- **The exercise**
Copy out the listing that follows exactly, dropping every picture.

- **Source material**
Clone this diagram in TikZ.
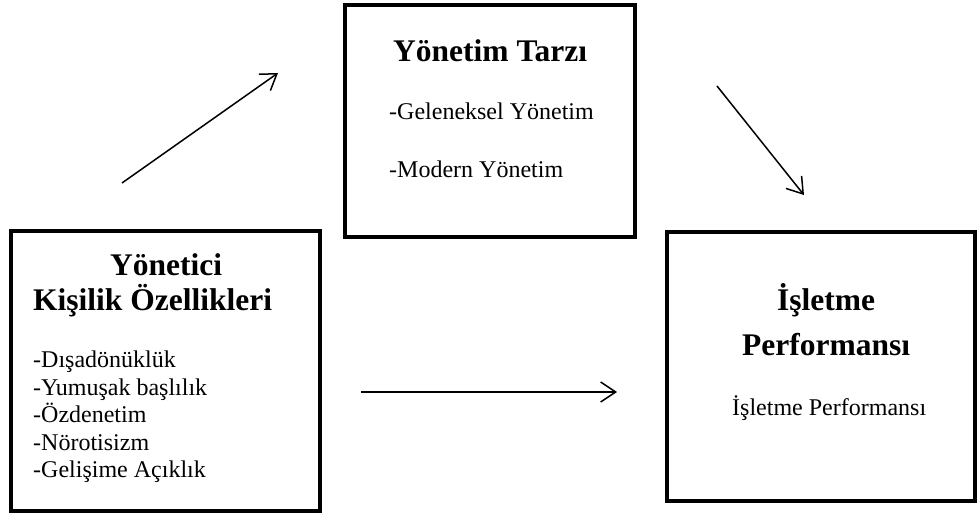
\documentclass[tikz,border=0pt]{standalone}
\usepackage{fontspec}
\setmainfont{Liberation Serif}
\usetikzlibrary{arrows.meta}
\begin{document}
\begin{tikzpicture}[x=1pt,y=-1pt,
  box/.style={draw=black,line width=4pt,fill=white,rectangle,inner sep=0pt,outer sep=0pt},
  ttl/.style={anchor=base west,inner sep=0pt,font=\fontsize{31.5}{36}\selectfont\bfseries},
  itm/.style={anchor=base west,inner sep=0pt,font=\fontsize{24}{28}\selectfont},
  conn/.style={line width=1.5pt,-{Straight Barb[length=15pt,width=20pt,line width=1.5pt]}}]
\useasboundingbox (0,0) rectangle (978,516);
% boxes
\node[box,minimum width=309pt,minimum height=280pt] (leftbox) at (165.5,371) {};
\node[box,minimum width=290pt,minimum height=232pt] (topbox) at (490,121) {};
\node[box,minimum width=308pt,minimum height=269pt] (rightbox) at (821,366.5) {};
% left box text
\node[ttl] (l1) at (110,275) {Yönetici};
\node[ttl] (l2) at (33,310) {Kişilik Özellikleri};
\node[itm] (l3) at (33,367) {-Dışadönüklük};
\node[itm] (l4) at (33,395) {-Yumuşak başlılık};
\node[itm] (l5) at (33,422) {-Özdenetim};
\node[itm] (l6) at (33,450) {-Nörotisizm};
\node[itm] (l7) at (33,477) {-Gelişime Açıklık};
% top box text
\node[ttl] (t1) at (393,62) {Yönetim Tarzı};
\node[itm] (t2) at (389,120) {-Geleneksel Yönetim};
\node[itm] (t3) at (389,178) {-Modern Yönetim};
% right box text
\node[ttl] (r1) at (777,310) {İşletme};
\node[ttl] (r2) at (742,355) {Performansı};
\node[itm] (r3) at (732,415) {İşletme Performansı};
% arrows
\coordinate (a1s) at (122,183);
\coordinate (a1e) at (278,73);
\coordinate (a2s) at (717,86);
\coordinate (a2e) at (804,195);
\coordinate (a3s) at (361,392);
\coordinate (a3e) at (617,392);
\draw[conn] (a1s) -- (a1e);
\draw[conn] (a2s) -- (a2e);
\draw[conn] (a3s) -- (a3e);
\end{tikzpicture}
\end{document}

- **Solution to this exercise**
Clone this diagram in TikZ.
\documentclass[tikz,border=0pt]{standalone}
\usepackage{fontspec}
\setmainfont{Liberation Serif}
\usetikzlibrary{arrows.meta}
\begin{document}
\begin{tikzpicture}[x=1pt,y=-1pt,
  box/.style={draw=black,line width=4pt,fill=white,rectangle,inner sep=0pt,outer sep=0pt},
  ttl/.style={anchor=base west,inner sep=0pt,font=\fontsize{31.5}{36}\selectfont\bfseries},
  itm/.style={anchor=base west,inner sep=0pt,font=\fontsize{24}{28}\selectfont},
  conn/.style={line width=1.5pt,-{Straight Barb[length=15pt,width=20pt,line width=1.5pt]}}]
\useasboundingbox (0,0) rectangle (978,516);
% boxes
\node[box,minimum width=309pt,minimum height=280pt] (leftbox) at (165.5,371) {};
\node[box,minimum width=290pt,minimum height=232pt] (topbox) at (490,121) {};
\node[box,minimum width=308pt,minimum height=269pt] (rightbox) at (821,366.5) {};
% left box text
\node[ttl] (l1) at (110,275) {Yönetici};
\node[ttl] (l2) at (33,310) {Kişilik Özellikleri};
\node[itm] (l3) at (33,367) {-Dışadönüklük};
\node[itm] (l4) at (33,395) {-Yumuşak başlılık};
\node[itm] (l5) at (33,422) {-Özdenetim};
\node[itm] (l6) at (33,450) {-Nörotisizm};
\node[itm] (l7) at (33,477) {-Gelişime Açıklık};
% top box text
\node[ttl] (t1) at (393,62) {Yönetim Tarzı};
\node[itm] (t2) at (389,120) {-Geleneksel Yönetim};
\node[itm] (t3) at (389,178) {-Modern Yönetim};
% right box text
\node[ttl] (r1) at (777,310) {İşletme};
\node[ttl] (r2) at (742,355) {Performansı};
\node[itm] (r3) at (732,415) {İşletme Performansı};
% arrows
\coordinate (a1s) at (122,183);
\coordinate (a1e) at (278,73);
\coordinate (a2s) at (717,86);
\coordinate (a2e) at (804,195);
\coordinate (a3s) at (361,392);
\coordinate (a3e) at (617,392);
\draw[conn] (a1s) -- (a1e);
\draw[conn] (a2s) -- (a2e);
\draw[conn] (a3s) -- (a3e);
\end{tikzpicture}
\end{document}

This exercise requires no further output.